A .emacs with this in it is sufficient:

(setq minibuffer-frame-alist
      '((minibuffer . only)))
(setq initial-frame-alist
      '((minibuffer . nil)))

To reproduce the problem try, for example, C-x C-f and press tab, which will
bring up a *Completions* buffer in the main window raising the frame it's in.

Depending on how your windowmanager places the windows you'll see different
behaviour of course. In my test that main frame then obscures the minibuffer
which is especially ironic since that defeats the whole logic behind doing the
raise-frame. In fact because the mouse is then over the main frame it not only
obscures the minibuffer confusing the user but actually steals the keyboard
focus away from the minibuffer making it impossible to continue without
intervening to rearrange the windows manually. bleagh.

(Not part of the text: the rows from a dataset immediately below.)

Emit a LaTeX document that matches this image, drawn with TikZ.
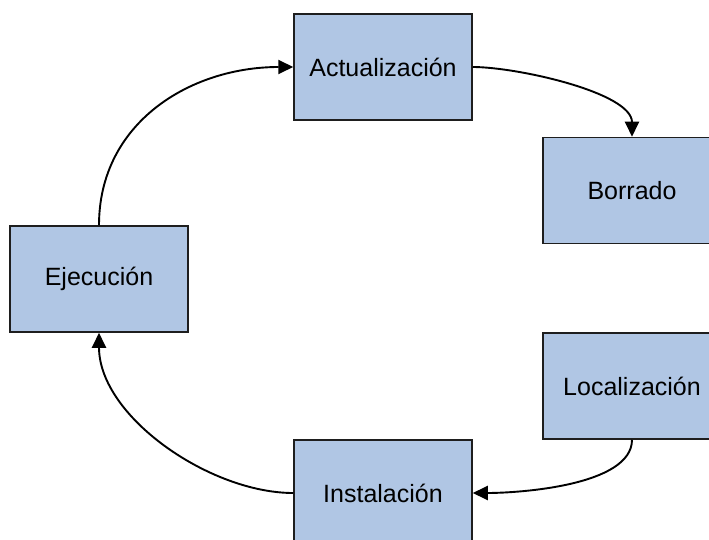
\documentclass[tikz,border=0pt]{standalone}
\usepackage{fontspec}
\setmainfont{Liberation Sans}
\usetikzlibrary{arrows.meta}
\definecolor{boxfill}{RGB}{176,198,228}
\definecolor{boxline}{RGB}{30,30,30}
\tikzset{
  stage/.style={draw=boxline, fill=boxfill, line width=1.5pt,
    minimum width=178pt, minimum height=106pt, inner sep=0pt,
    font=\fontsize{25}{30}\selectfont},
  flow/.style={draw=black, line width=1.9pt,
    -{Triangle[length=15pt,width=14pt]}}
}
\begin{document}
\begin{tikzpicture}[x=1pt,y=-1pt]
  \useasboundingbox (0,0) rectangle (709,540);
  \clip (0,0) rectangle (709,540);
  \node[stage] (act) at (383,67) {Actualización};
  \node[stage] (bor) at (632,190.5) {Borrado};
  \node[stage] (eje) at (99,279) {Ejecución};
  \node[stage] (loc) at (632,386) {Localización};
  \node[stage] (ins) at (383,493) {Instalación};

  \draw[flow] (eje.north) to[out=90,in=180,looseness=1.05] (act.west);
  \draw[flow] (act.east) to[out=0,in=90,looseness=0.65] (bor.north);
  \draw[flow] (loc.south) to[out=-90,in=0,looseness=0.7] (ins.east);
  \draw[flow] (ins.west) to[out=180,in=-90,looseness=0.85] (eje.south);
\end{tikzpicture}
\end{document}
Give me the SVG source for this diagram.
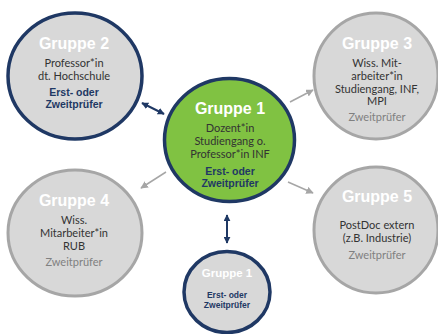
<svg xmlns="http://www.w3.org/2000/svg" width="438" height="334" viewBox="0 0 438 334">
<style>
.gray{fill:#d8d8d8;stroke:#a6a6a6;stroke-width:3}
.navy{fill:#d8d8d8;stroke:#1f3864;stroke-width:3.5}
.green{fill:#80c242;stroke:#1f3864;stroke-width:3.5}
.title{font-family:"Liberation Sans",Arial,sans-serif;font-weight:bold;font-size:16px;fill:#ffffff;text-anchor:middle}
.body{font-family:Lato,"Open Sans",sans-serif;font-size:11px;fill:#333333;text-anchor:middle}
.role{font-family:"Liberation Sans",Arial,sans-serif;font-weight:bold;font-size:10.5px;fill:#1f3864;text-anchor:middle}
.role2{font-family:Lato,"Open Sans",sans-serif;font-size:11px;fill:#808080;text-anchor:middle}
.ga{stroke:#a6a6a6;stroke-width:1.5;fill:none;marker-end:url(#gh)}
.na{stroke:#1f3864;stroke-width:2;fill:none;marker-start:url(#nh);marker-end:url(#nh)}
</style>
<defs>
<marker id="gh" viewBox="0 0 10 10" refX="9" refY="5" markerWidth="5" markerHeight="5" orient="auto-start-reverse" markerUnits="strokeWidth"><path d="M0,0 L10,5 L0,10 z" fill="#a6a6a6"/></marker>
<marker id="nh" viewBox="0 0 10 10" refX="9" refY="5" markerWidth="3.5" markerHeight="3.5" orient="auto-start-reverse" markerUnits="strokeWidth"><path d="M0,0 L10,5 L0,10 z" fill="#1f3864"/></marker>
</defs>
<rect width="438" height="334" fill="#ffffff"/>
<g id="connectors">
<line class="na" x1="142" y1="103" x2="164" y2="114"/>
<line class="na" x1="227" y1="215" x2="227" y2="243"/>
<line class="ga" x1="290" y1="102" x2="313" y2="90"/>
<line class="ga" x1="166" y1="172" x2="141" y2="188"/>
<line class="ga" x1="288" y1="182" x2="313" y2="193"/>
</g>
<g id="gruppe2">
<ellipse class="navy" cx="75" cy="76" rx="67" ry="63"/>
<text class="title" x="74" y="49">Gruppe 2</text>
<text class="body" x="74" y="67">Professor*in</text>
<text class="body" x="74" y="79.5">dt. Hochschule</text>
<text class="role" x="74" y="96">Erst- oder</text>
<text class="role" x="74" y="108">Zweitprüfer</text>
</g>
<g id="gruppe3">
<ellipse class="gray" cx="376" cy="76" rx="62" ry="63"/>
<text class="title" x="377" y="49">Gruppe 3</text>
<text class="body" x="377" y="67">Wiss. Mit-</text>
<text class="body" x="377" y="80">arbeiter*in</text>
<text class="body" x="377" y="93">Studiengang, INF,</text>
<text class="body" x="377" y="105">MPI</text>
<text class="role2" x="377" y="121">Zweitprüfer</text>
</g>
<g id="gruppe1">
<ellipse class="green" cx="229.5" cy="140" rx="65" ry="61.5"/>
<text class="title" x="230" y="114">Gruppe 1</text>
<text class="body" x="230" y="132">Dozent*in</text>
<text class="body" x="230" y="145">Studiengang o.</text>
<text class="body" x="230" y="157.5">Professor*in INF</text>
<text class="role" x="230" y="175">Erst- oder</text>
<text class="role" x="230" y="187">Zweitprüfer</text>
</g>
<g id="gruppe4">
<ellipse class="gray" cx="75" cy="233" rx="67" ry="63"/>
<text class="title" x="74" y="206">Gruppe 4</text>
<text class="body" x="74" y="224">Wiss.</text>
<text class="body" x="74" y="237">Mitarbeiter*in</text>
<text class="body" x="74" y="249.5">RUB</text>
<text class="role2" x="74" y="266">Zweitprüfer</text>
</g>
<g id="gruppe5">
<ellipse class="gray" cx="376" cy="230" rx="62" ry="63"/>
<text class="title" x="377" y="202">Gruppe 5</text>
<text class="body" x="377" y="229">PostDoc extern</text>
<text class="body" x="377" y="242">(z.B. Industrie)</text>
<text class="role2" x="377" y="259">Zweitprüfer</text>
</g>
<g id="gruppe1b">
<ellipse class="navy" cx="227" cy="292" rx="43" ry="40.5"/>
<text class="title" x="227" y="277" style="font-size:11.5px">Gruppe 1</text>
<text class="role" x="227" y="298" style="font-size:8.5px">Erst- oder</text>
<text class="role" x="227" y="308" style="font-size:8.5px">Zweitprüfer</text>
</g>
</svg>
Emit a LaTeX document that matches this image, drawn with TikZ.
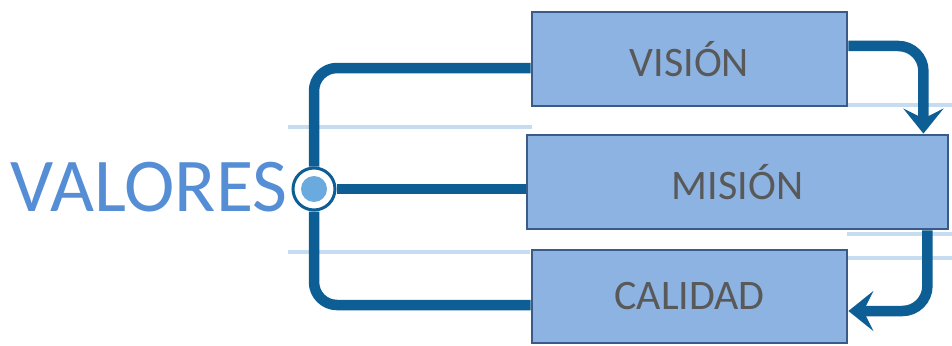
\documentclass[tikz,border=0pt]{standalone}
\usepackage{fontspec}
\setmainfont{Carlito}
\usepackage{tikz}
\usetikzlibrary{positioning,arrows.meta}

\definecolor{boxfill}{HTML}{8DB3E2}
\definecolor{boxline}{HTML}{3A5A88}
\definecolor{connblue}{RGB}{14,94,150}
\definecolor{guideblue}{HTML}{C6DDF1}
\definecolor{valblue}{HTML}{558ED5}
\definecolor{hubfill}{HTML}{6AAADF}
\definecolor{labelgray}{HTML}{595959}

\tikzset{
  block/.style={draw=boxline, fill=boxfill, line width=2.8pt, inner sep=0pt,
    text=labelgray, font=\fontsize{42}{42}\selectfont},
  conn/.style={draw=connblue, line width=10.5pt},
  guide/.style={draw=guideblue, line width=4pt},
}

\begin{document}
\begin{tikzpicture}[x=1pt, y=-1pt, >={Stealth[length=25pt,width=40pt,inset=10pt]}]
\useasboundingbox (0,0) rectangle (952,345);

% faint guide lines
\draw[guide] (288,127) -- (532,127);
\draw[guide] (288,252) -- (530,252);
\draw[guide] (847,105) -- (952,105);
\draw[guide] (847,234) -- (952,234);
\draw[guide] (847,258) -- (952,258);

% boxes
\node[block, minimum width=315pt, minimum height=94pt] (vision) at (689.5,59) {VISIÓN};
\node[block, minimum width=421pt, minimum height=94pt] (mision) at (737.5,182) {MISIÓN};
\node[block, minimum width=315pt, minimum height=93pt] (calidad) at (689.5,296.5) {CALIDAD};

% hub and label
\node[circle, draw=connblue, fill=white, line width=3pt, minimum size=42pt, inner sep=0pt,
  path picture={\fill[hubfill] (path picture bounding box.center) circle (13pt);}] (hub) at (314,189) {};
\node[text=valblue, font=\fontsize{76}{76}\selectfont, inner sep=0pt] (valores) at (149,187) {VALORES};

% connectors
\draw[conn, rounded corners=23pt] (hub.north) |- ([yshift=-9pt]vision.west);
\draw[conn, rounded corners=23pt] (hub.south) |- ([yshift=-8.5pt]calidad.west);
\draw[conn] (hub.east) -- (hub.east -| mision.west);

% arrows
\draw[conn, ->, rounded corners=25pt] ([yshift=13pt]vision.east) -| ([xshift=-26pt]mision.north east);
\draw[conn, ->, rounded corners=25pt] ([xshift=-22pt]mision.south east) |- ([yshift=-14.5pt]calidad.east);
\end{tikzpicture}
\end{document}
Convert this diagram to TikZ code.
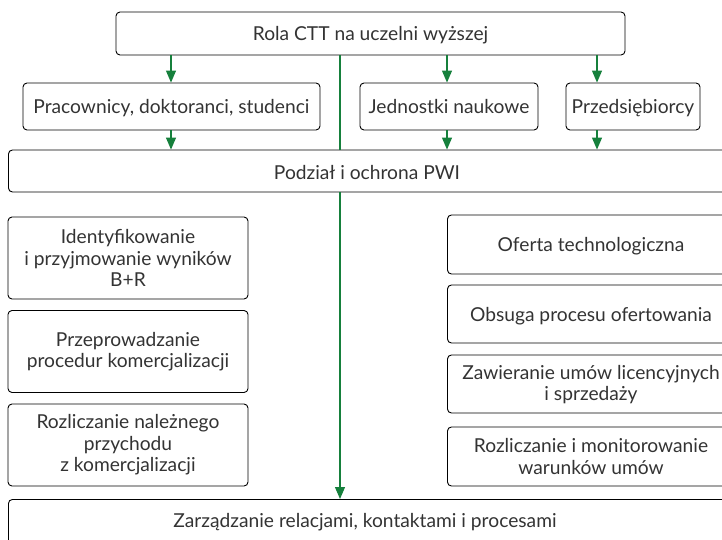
\documentclass[tikz,border=0pt]{standalone}
\usepackage{fontspec}
\setmainfont{Lato}
\usetikzlibrary{arrows.meta}
\definecolor{flowgreen}{HTML}{16803C}
\definecolor{inkgray}{HTML}{333333}
\begin{document}
\begin{tikzpicture}[x=1pt,y=-1pt,
  label text/.style={text=inkgray, align=center, font=\fontsize{19.2}{21.5}\selectfont},
  box/.style={draw=black, line width=0.9pt, rounded corners=4pt, inner sep=0pt, label text},
  arr/.style={draw=flowgreen, line width=1.2pt, -{Triangle[length=12pt,width=10pt]}},
  plain/.style={draw=flowgreen, line width=1.2pt}]
\useasboundingbox (0,0) rectangle (722,540);
\clip (0,0) rectangle (722,540);
% top level
\node[box, minimum width=509pt, minimum height=43pt, text depth=-1.5pt] (rola) at (370.5,33.5) {Rola CTT na uczelni wyższej};
% stakeholders
\node[box, minimum width=297pt, minimum height=47pt, text depth=-1.5pt] (prac) at (171.5,106.5) {Pracownicy, doktoranci, studenci};
\node[box, minimum width=178pt, minimum height=47pt, text depth=-1.5pt] (jedn) at (449,106.5) {Jednostki naukowe};
\node[box, minimum width=134pt, minimum height=47pt, text depth=-1.5pt] (przed) at (633,106.5) {Przedsiębiorcy};
% IP protection
\node[box, minimum width=730pt, minimum height=42pt, anchor=west] (pwi) at (8,171) {};
\node[label text] (pwitxt) at (367,172.5) {Podział i ochrona PWI};
% left column
\node[box, minimum width=240pt, minimum height=82pt] (ident) at (128,258) {Identyfikowanie\\i przyjmowanie wyników\\B+R};
\node[box, minimum width=240pt, minimum height=82pt] (proc) at (128,351.5) {Przeprowadzanie\\procedur komercjalizacji};
\node[box, minimum width=240pt, minimum height=82pt] (rozl) at (128,445) {Rozliczanie należnego\\przychodu\\z komercjalizacji};
% right column
\node[box, minimum width=290pt, minimum height=59pt, anchor=west] (ofer) at (447,244.5) {};
\node[label text] (ofertxt) at (591,246.5) {Oferta technologiczna};
\node[box, minimum width=290pt, minimum height=58pt, anchor=west] (obs) at (447,314) {};
\node[label text] (obstxt) at (591,316.5) {Obsuga procesu ofertowania};
\node[box, minimum width=290pt, minimum height=58pt, anchor=west] (zaw) at (447,384) {};
\node[label text] (zawtxt) at (591,384.5) {Zawieranie umów licencyjnych\\i sprzedaży};
\node[box, minimum width=290pt, minimum height=59pt, anchor=west] (monit) at (447,456.5) {};
\node[label text] (monittxt) at (591,456.5) {Rozliczanie i monitorowanie\\warunków umów};
% bottom
\node[box, minimum width=730pt, minimum height=60pt, anchor=north west] (zarz) at (8,499) {};
\node[label text] (zarztxt) at (365,522) {Zarządzanie relacjami, kontaktami i procesami};
% connector columns
\coordinate (colA) at (171,0);
\coordinate (colB) at (447,0);
\coordinate (colC) at (597,0);
\coordinate (spine) at (340,0);
\draw[arr] (rola.south -| colA) -- (prac.north -| colA);
\draw[arr] (rola.south -| colB) -- (jedn.north -| colB);
\draw[arr] (rola.south -| colC) -- (przed.north -| colC);
\draw[arr] (prac.south -| colA) -- (pwi.north -| colA);
\draw[arr] (jedn.south -| colB) -- (pwi.north -| colB);
\draw[arr] (przed.south -| colC) -- (pwi.north -| colC);
\draw[plain] (rola.south -| spine) -- (pwi.north -| spine);
\draw[arr] (pwi.south -| spine) -- (zarz.north -| spine);
\end{tikzpicture}
\end{document}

> The reason Emacs calls raise-frame when programmatically switching
> frames is in case the frame it switches to is hidden by another Emacs
> frame.  

Sure, but what if I *wanted* that frame partially hidden by something? Why
would this logic not apply to every other application? Should mozilla raise
it's windows every time a web page loads because there might be another
mozilla window obscuring it? Should xterm raise its window every time there's
terminal output in case there's another xterm on top?

> It has been doing this for some ten years, and you're the first person to
> complain. Perhaps we can find a consensus for what Emacs should do in that
> situation. But if not, you can edit Emacs and turn raise-frame into a no-op.

If there isn't perhaps it should at least be configurable? There is so much
that is configurable it seems hard coding this behaviour -- in C no less -- is
frustrating. I already have turned raise-frame into a noop using defadvice but
that doesn't catch the C calls and I'm not anxious to maintain a local build
of emacs.

I suspect most people just gave up on separate minibuffers, especially since
they're not widely advertised. The logic makes some sense when frames are rare
and you normally never leave one frame anyways. Then popping up a buffer in
another frame is tantamount to creating a new window and the user expects it
to be visible.

I think I'm leaning to a frame-parameter that would designate the frame's
propensity to be on top. I would want to set it in special-display-frame-alist
but not in default-frame-alist for example. Perhaps for most people having it
set in all frames makes sense, though I'm still skeptical.